Margaret was born in Greenock on 1 September 1759 and married George Charles Jones, a Captain in the 43rd (Argyllshire) Regiment, in Edinburgh on 7 June 1805. 

 

In 1806 she was the sole executrix of her brother, Robert. George Charles and Margaret lived at Brooklands, Kirkpatrick Durham in Kirkcudbrightshire.  Margaret died on 13 August 1829. 

 

After her death, George Charles married Helen Couper.  George died on 7 November 1835.

 

In his will he established a bequest to provide education to poor children of Kirkpatrick Durham and the surrounding area. This was established as the “Brooklands Bequest”.  This bequest received his entire house, estate and property, save that an annual allowance was to be paid to his second wife, Helen Couper for her life, and to an unmarried niece, Elsitha Jones, for her life.
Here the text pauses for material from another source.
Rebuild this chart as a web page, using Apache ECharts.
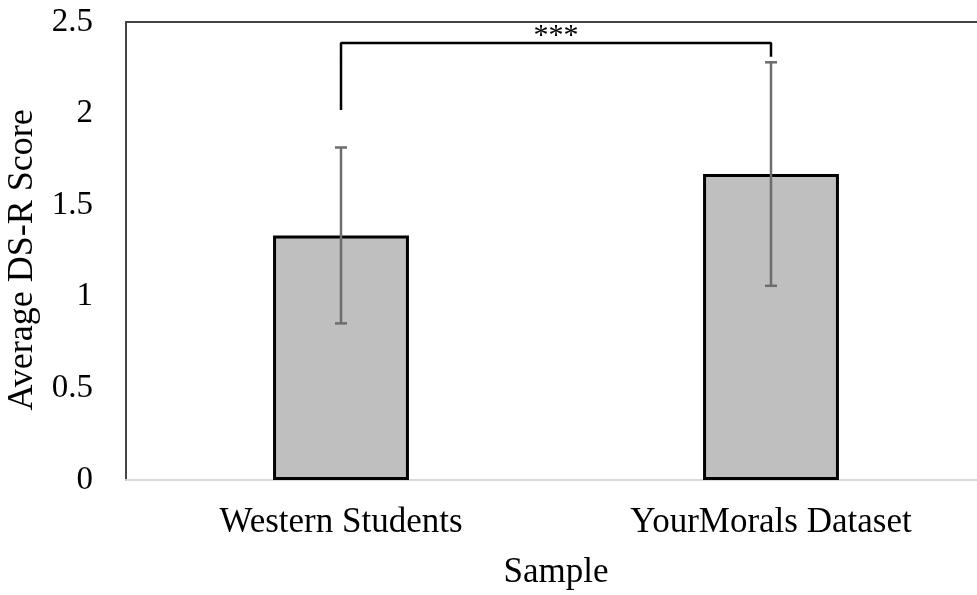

Helen died on 16 May 1850, and Elsitha in 1846. This bequest ran independently until 1933 when it was incorporated into the Stewartry Educational Trust. 

 

From this we can conclude that George Charles and Margaret had no children.

 

 

Discussion

All the above appears to fit with the evidence, but for the following anomalies. 

 

In the deposition made on Margaret’s behalf in 1806, Margaret’s mother is referred to as Elizabeth, which it of course wasn’t, it was Margaret (Gammell) who was married to James.  There are three possible explanations.   First Margaret and James disappeared and there was another Donald family with everything else the same, but with a mother called Elizabeth – this is just possibly but doesn’t seem likely; Second, Margaret had changed her name so that she was commonly known as Elizabeth.  Finally, that this was simply a mistake made by George Charles or by the writer of the document.  One of these latter two seems more likely.

 

On the Gravestone in Kirkpatrick Douglas, it says that Margaret was in her 58th year when she died in 1829, which would give her a birth year of about 1770, but we know she was born in 1759. 

 

Finally, in the will of James Gammell, the banker in 1826, a certain James Gammell Donald was left 100 guineas, and this man might have been grandson, but if such a grandson existed, we don’t know of him.  It could equally likely have been James Donald (born in 1769), the eldest son of his wife’s (Janet Gammell nee Geils) sister (Grizel Donald nee Geils).  This is given some weight since he left a bequest of £50 to Benjamin Andrew Donald who was the grandson of Grizel, who was left orphaned in 1806 when his father, Andrew, (James Donald’s brother) had died.

 

Both anomalies and who James Gammell Donald was, are mysteries to be solved.